I guess they’re following the pissbaby toddler train culture that’s been growing in the techbro community as of late. The whole attitude of “We know better than our users, we’re going to aggressively monetize the shit out of it and nobody is going to care.”
Guess RedHat is going to learn the same thing that so many others have learned before them: Don’t piss off your users.
Especially not Linux users. This isn’t grandma with windows 95, or Uncle with his iPhone, Linux users are almost guaranteed to have in the past tried other distros.
They will again. Begrudgingly, but they won’t look back either.
The average FOSS enthusiast never was the target market for Red Hat. Big corporations whose purchasing departments like expensive support contracts are the target market. And for those, not much changes, and even if it did, those places don’t just switch to another distro on a whim.
Very frustrating to hear. I’ve been slowly migrating away from RHEL-based distros after they shifted CentOS to be upstream from RHEL. This is another nail in the coffin in my books.
Question: Unless your an enterprise or certifying software for an enterprise why do people use RHEL? There are just so many other options without the drama.

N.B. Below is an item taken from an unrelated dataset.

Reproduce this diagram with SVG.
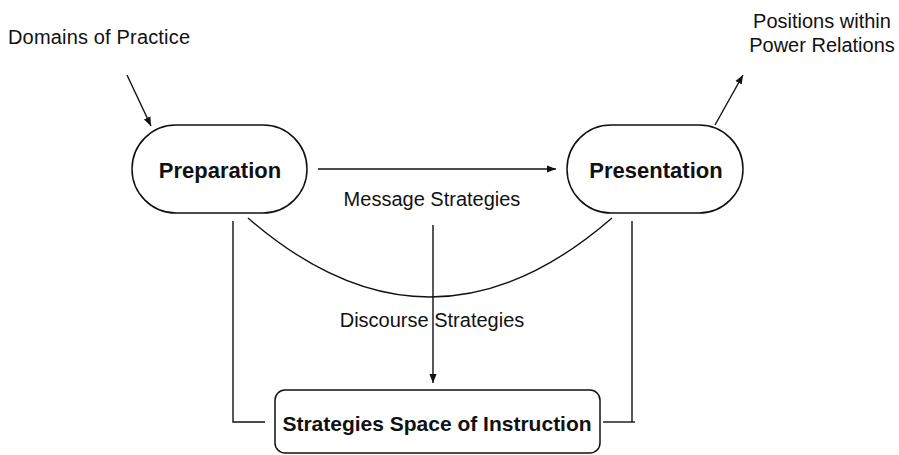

I used to use it because they backport secruity patches for software that the official dev team has abandoned - sometimes extending how long you can use that software by several years which is really nice peace of mind. It means I can upgrade on my own schedule, instead of on someone else’s schedule.
I don’t use RHEL anymore.
Fool me once. I ran away from anything redhat when they clamped out on my free OpenShift with whatever they are doing now. Too brutal for me.
Right after the CentOS -> CentOS stream debacle last year, I switched to using debian for all my lab servers/infrastructure. This news makes it seem like that was definitely the right choice.